Aunque las partes que corresponden a la labor estrictamente minera y las vivencias de las familias en los campamentos están puestas en boca de una mujer de avanzada edad, como es el caso de la ya difunta Doña Yolita, la heredera de la tradición oral de una cultura en proceso de extinción, no deja de ser más que una estrategia del narrador que quiere contarnos, con desgarradoras palabras y angustiosas frases, el drama de las familias mineras y la marginación social de una colectividad, donde las contradicciones socioeconómicas determinaron la escala que le correspondía a cada cual, dependiendo de las leyes impuestas por el capitalismo salvaje, que amasó fortunas a costa del sacrificio de los más pobres entre los pobres.
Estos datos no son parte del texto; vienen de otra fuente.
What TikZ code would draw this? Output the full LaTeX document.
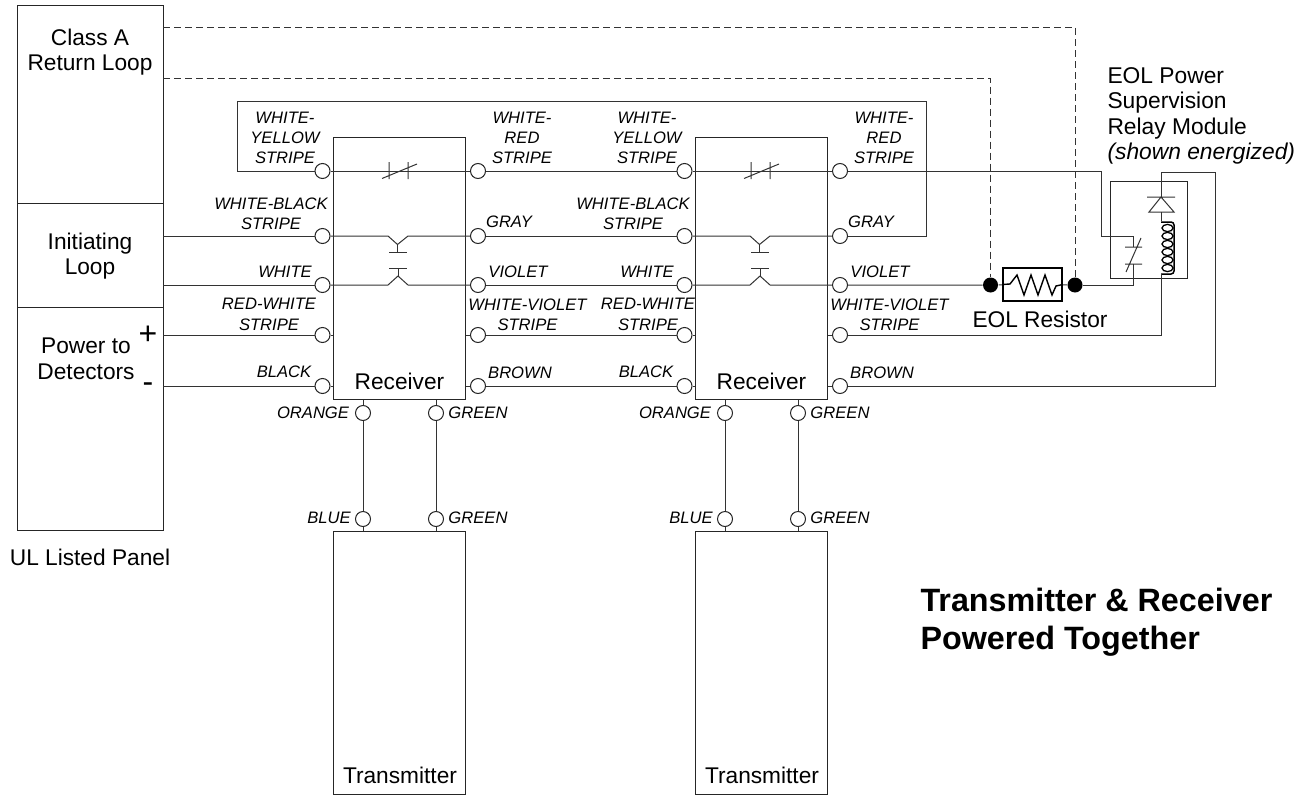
\documentclass[tikz,border=0pt]{standalone}
\usepackage{fontspec}
\setmainfont{Liberation Sans}
\begin{document}
\begin{tikzpicture}[x=1pt,y=-1pt,
  line width=1pt,
  wire/.style={draw=black!80},
  box/.style={draw=black!85,line width=1pt},
  term/.style={circle,draw=black!85,fill=white,minimum size=15pt,inner sep=0pt,line width=1pt},
  dot/.style={circle,fill=black,minimum size=15pt,inner sep=0pt},
  lab/.style={font=\fontsize{16.6}{20.3}\selectfont\itshape,align=center,inner sep=0pt},
  txt/.style={font=\fontsize{22.7}{25.5}\selectfont,align=center,inner sep=0pt},
  dashwire/.style={draw=black!80,dash pattern=on 7pt off 4pt}]
\useasboundingbox (0,0) rectangle (1309,795);
% panel
\node[box,minimum width=146pt,minimum height=525pt,inner sep=0pt] (panel) at (90,267.5) {};
\coordinate (p1l) at (17,203); \coordinate (p1r) at (163,203);
\coordinate (p2l) at (17,307); \coordinate (p2r) at (163,307);
\draw[box] (p1l)--(p1r) (p2l)--(p2r);
\node[txt] (classa) at (90,52) {Class A\\Return Loop};
\node[txt] (init) at (90,256) {Initiating\\Loop};
\node[txt] (power) at (86,359) {Power to\\Detectors};
\node[font=\fontsize{32}{30}\selectfont,inner sep=0pt] (plus) at (148,335) {+};
\node[font=\fontsize{32}{30}\selectfont,inner sep=0pt] (minus) at (148,388) {-};
\node[txt] (ul) at (90,557) {UL Listed Panel};
\node[font=\fontsize{32.3}{38}\selectfont\bfseries,align=left,inner sep=0pt,anchor=west] (title) at (920,622) {Transmitter \& Receiver\\Powered Together};
\foreach \n/\d/\e in {1/0/0,2/362/379}{
  \node[box,minimum width=132pt,minimum height=262.5pt,inner sep=0pt] (rx\n) at (399.5+\d,268.25) {};
  \node[box,minimum width=132pt,minimum height=263pt,inner sep=0pt] (tx\n) at (399.5+\d,662.5) {};
  \node[txt,anchor=center] (rxl\n) at (399.5+\d,381) {Receiver};
  \node[txt,anchor=center] (txl\n) at (400+\d,775) {Transmitter};
  \foreach \k/\y in {a/171,b/236,c/285,d/335,e/386}{
    \node[term] (l\k\n) at (322.5+\d,\y) {};
    \node[term] (r\k\n) at (478+\d,\y) {};
  }
  \node[term] (bo\n) at (363+\d,413) {};
  \node[term] (bg\n) at (436+\d,413) {};
  \node[term] (tb\n) at (363+\d,519) {};
  \node[term] (tg\n) at (436+\d,519) {};
  \draw[wire] (rx\n.south -| bo\n) -- (bo\n) (bo\n) -- (tb\n) (tb\n) -- (tx\n.north -| tb\n);
  \draw[wire] (rx\n.south -| bg\n) -- (bg\n) (bg\n) -- (tg\n) (tg\n) -- (tx\n.north -| tg\n);
  % stubs
  \draw[wire] (ld\n) -- (rx\n.west |- ld\n) (le\n) -- (rx\n.west |- le\n)
              (rd\n) -- (rx\n.east |- rd\n) (re\n) -- (rx\n.east |- re\n);
  % NC contact
  \draw[wire] (la\n) -- (ra\n);
  \draw[wire] (389+\d,162) -- (389+\d,179) (408+\d,162) -- (408+\d,179) (382+\d,178.5) -- (417+\d,164);
  % opto NO / NC
  \draw[wire] (lb\n) -- (388+\d,236) -- (397.5+\d,244.5) -- (408+\d,236) -- (rb\n);
  \draw[wire] (397.5+\d,244.5) -- (397.5+\d,252.5) (389+\d,252.5) -- (407+\d,252.5);
  \draw[wire] (lc\n) -- (388+\d,285) -- (398+\d,276) -- (408+\d,285) -- (rc\n);
  \draw[wire] (398+\d,276) -- (398+\d,268) (389+\d,268) -- (407+\d,268);
  % labels
  \node[lab] (n1\n) at (285+\d,138) {WHITE-\\YELLOW\\STRIPE};
  \node[lab] (n2\n) at (271+\d,214) {WHITE-BLACK\\STRIPE};
  \node[lab] (n3\n) at (285+\d,272) {WHITE};
  \node[lab] (n4\n) at (269+\e,314.5) {RED-WHITE\\STRIPE};
  \node[lab] (n5\n) at (284+\d,372) {BLACK};
  \node[lab] (n6\n) at (522+\d,138) {WHITE-\\RED\\STRIPE};
  \node[lab] (n7\n) at (509+\d,222) {GRAY};
  \node[lab] (n8\n) at (518+\d,272) {VIOLET};
  \node[lab] (n9\n) at (527.5+\d,314.5) {WHITE-VIOLET\\STRIPE};
  \node[lab] (n10\n) at (520+\d,373) {BROWN};
  \node[lab] (n11\n) at (313+\d,413) {ORANGE};
  \node[lab] (n12\n) at (478+\d,413) {GREEN};
  \node[lab] (n13\n) at (329+\d,518) {BLUE};
  \node[lab] (n14\n) at (478+\d,518) {GREEN};
}
% wires from panel
\foreach \k/\y in {b/236,c/285,d/335,e/386}{
  \draw[wire] (163,\y) -- (l\k1);
}
\foreach \k in {a,b,c,d,e}{ \draw[wire] (r\k1) -- (l\k2); }
% top loop
\draw[wire] (la1) -- (237,171) -- (237,101) -- (926,101) -- (926,236) -- (rb2);
% resistor
\node[dot] (d1) at (990.5,285) {};
\node[dot] (d2) at (1075,285) {};
\node[draw=black,line width=1.7pt,minimum width=59pt,minimum height=33pt,inner sep=0pt] (res) at (1032.5,284.5) {};
\draw[wire] (rc2) -- (d1) -- (res);
\draw[wire] (res) -- (d2);
\draw[draw=black,line width=1.4pt] (res.west) -- (1010,284) -- (1017,275) -- (1024,295) -- (1031,275) -- (1038,295) -- (1045,275) -- (1052,295) -- (1056,286) -- (res.east);
\node[txt] (eol) at (1040,319) {EOL Resistor};
% dashed return
\draw[dashwire] (163,27) -- (1075,27) -- (d2);
\draw[dashwire] (163,78) -- (990.5,78) -- (d1);
% relay
\node[box,minimum width=77pt,minimum height=97pt,inner sep=0pt] (relay) at (1149.2,229.5) {};
\draw[wire] (ra2) -- (1101,171) -- (1101,236) -- (1133,236) -- (1133,247);
\draw[wire] (1125,247) -- (1142,247) (1125,264) -- (1142,264) (1126,272) -- (1141,238);
\draw[wire] (d2) -- (1133,285) -- (1133,264);
\draw[wire] (re2) -- (1215,386) -- (1215,172) -- (1161,172) -- (1161,197);
\draw[wire] (1147,197) -- (1175,197) (1161,197) -- (1149,212) -- (1174,212) -- cycle;
\draw[wire] (1161,212) -- (1161,221);
\draw[draw=black,line width=1.5pt] (1161,222) -- (1171,222) to[out=0,in=90] (1174,225) -- (1174,271) to[out=-90,in=0] (1171,274) -- (1161,274);
\foreach \y [count=\c] in {228,236,244,252,260,268}{
  \draw[draw=black,line width=1.3pt] (1167.5,\y) ellipse [x radius=5.5pt,y radius=3.6pt];
}
\draw[wire] (1161,274) -- (1161,335) -- (rd2);
\node[font=\fontsize{22.8}{25.3}\selectfont,align=left,inner sep=0pt,anchor=north west] (relayl) at (1107,67) {EOL Power\\Supervision\\Relay Module\\\itshape (shown energized)};
\end{tikzpicture}
\end{document}
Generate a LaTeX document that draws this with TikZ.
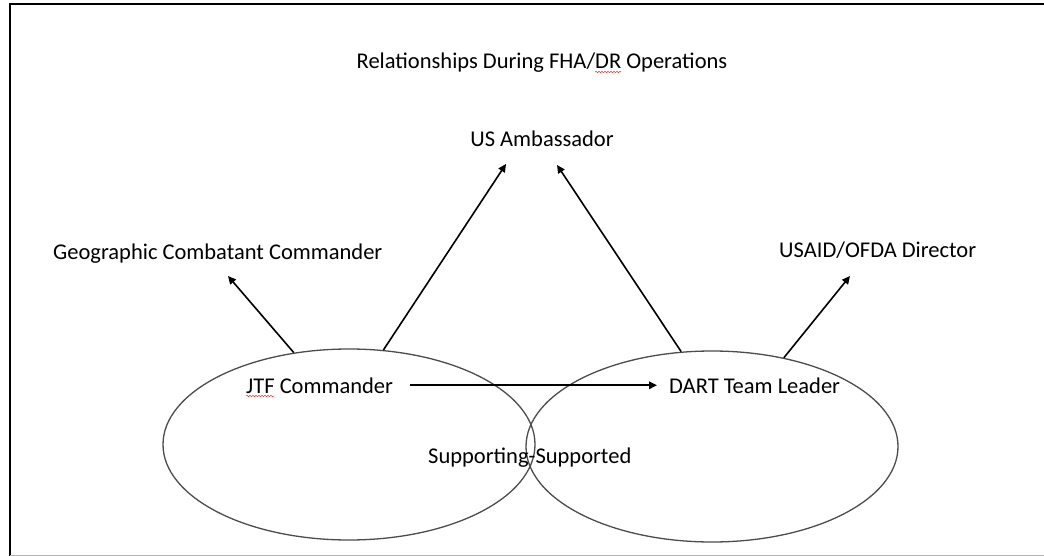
\documentclass[tikz,border=0pt]{standalone}
\usepackage{fontspec}
\setmainfont{Carlito}
\usetikzlibrary{shapes.geometric,arrows.meta,decorations.pathmorphing}
\newlength\jtfwd
\newlength\drwd
\newlength\drskip
\settowidth\jtfwd{\fontsize{22.5}{27}\selectfont JTF}
\settowidth\drwd{\fontsize{22.5}{27}\selectfont DR}
\settowidth\drskip{\fontsize{22.5}{27}\selectfont Relationships During FHA/}

\begin{document}
\begin{tikzpicture}[x=1pt,y=-1pt,
	lbl/.style={inner sep=0pt,font=\fontsize{22.5}{27}\selectfont,text=black},
	role/.style={ellipse,draw=black!70,line width=1.3pt,minimum width=372pt,minimum height=191pt,inner sep=0pt},
	rel/.style={line width=1.6pt,-{Triangle[length=8pt,width=7.5pt]}},
	spell/.style={red!80,line width=0.5pt,decorate,decoration={snake,amplitude=0.7pt,segment length=3pt}}]
			\useasboundingbox (0,0) rectangle (1044,556);
			
			% frame
			\draw[line width=2pt] (10,556) -- (10,4) -- (1044,4);
			\draw[black!30,line width=1pt] (10,555) -- (1044,555);
			
			% the two ellipses
			\node[role] (jtfarea) at (349,444.5) {};
			\node[role] (dartarea) at (712,446.5) {};
			
			\node[lbl,anchor=base] (title) at (542,69) {Relationships During FHA/DR Operations};
			\node[lbl,anchor=base] (amb) at (542,147) {US Ambassador};
			\node[lbl,anchor=base west] (gcc) at (53,259) {Geographic Combatant Commander};
			\node[lbl,anchor=base west] (usaid) at (779,258) {USAID/OFDA Director};
			\node[lbl,anchor=base west] (jtf) at (246,393) {JTF Commander};
			\node[lbl,anchor=base west] (dart) at (669,393) {DART Team Leader};
			\node[lbl,anchor=base west] (supp) at (428,463) {Supporting-Supported};
			
			% spelling marks
			\draw[spell] ([yshift=-3pt]jtf.base west) -- ++(\jtfwd,0);
			\draw[spell] ([xshift=\drskip,yshift=-3pt]title.base west) -- ++(\drwd,0);
			
			\coordinate (gcctip) at (228,276);
			\coordinate (ambtipl) at (506,164);
			\coordinate (ambtipr) at (557,165);
			\coordinate (usaidtip) at (850,276);
			
			\draw[rel] (jtfarea.121.6) -- (gcctip);
			\draw[rel] (jtfarea.70.2) -- (ambtipl);
			\draw[rel] (dartarea.108.7) -- (ambtipr);
			\draw[rel] (dartarea.51.4) -- (usaidtip);
			\draw[rel,shorten <=17pt,shorten >=12pt] (jtf.east) -- (dart.west);
\end{tikzpicture}
\end{document}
Este libro, desde un principio, está narrado con la pasión de quien es capaz de reconstruir el pasado con los retazos de la memoria, un recurso válido en el proceso de creación de una obra que, además de tener un trasfondo histórico, contiene datos de primera mano y un rico mosaico de hechos y personajes, que convierten el testimonio personal y colectivo en un fascinante caleidoscopio, donde los lectores podrán apreciar las acertadas pinceladas de la realidad y la ficción, que el autor explaya en los diez capítulos de este libro que, escrito con sencillez y honestidad, es ya un valioso aporte a la historiografía de un centro minero cuyo destino, desde el Decreto Supremo 21060, promulgado por el gobierno de Víctor Paz Estenssoro, perdió su gloria y esplendor, debido al cierre de las minas nacionalizadas y la relocalización de los trabajadores, quienes se vieron forzados a abandonar los campamentos en busca de nuevos horizontes de vida.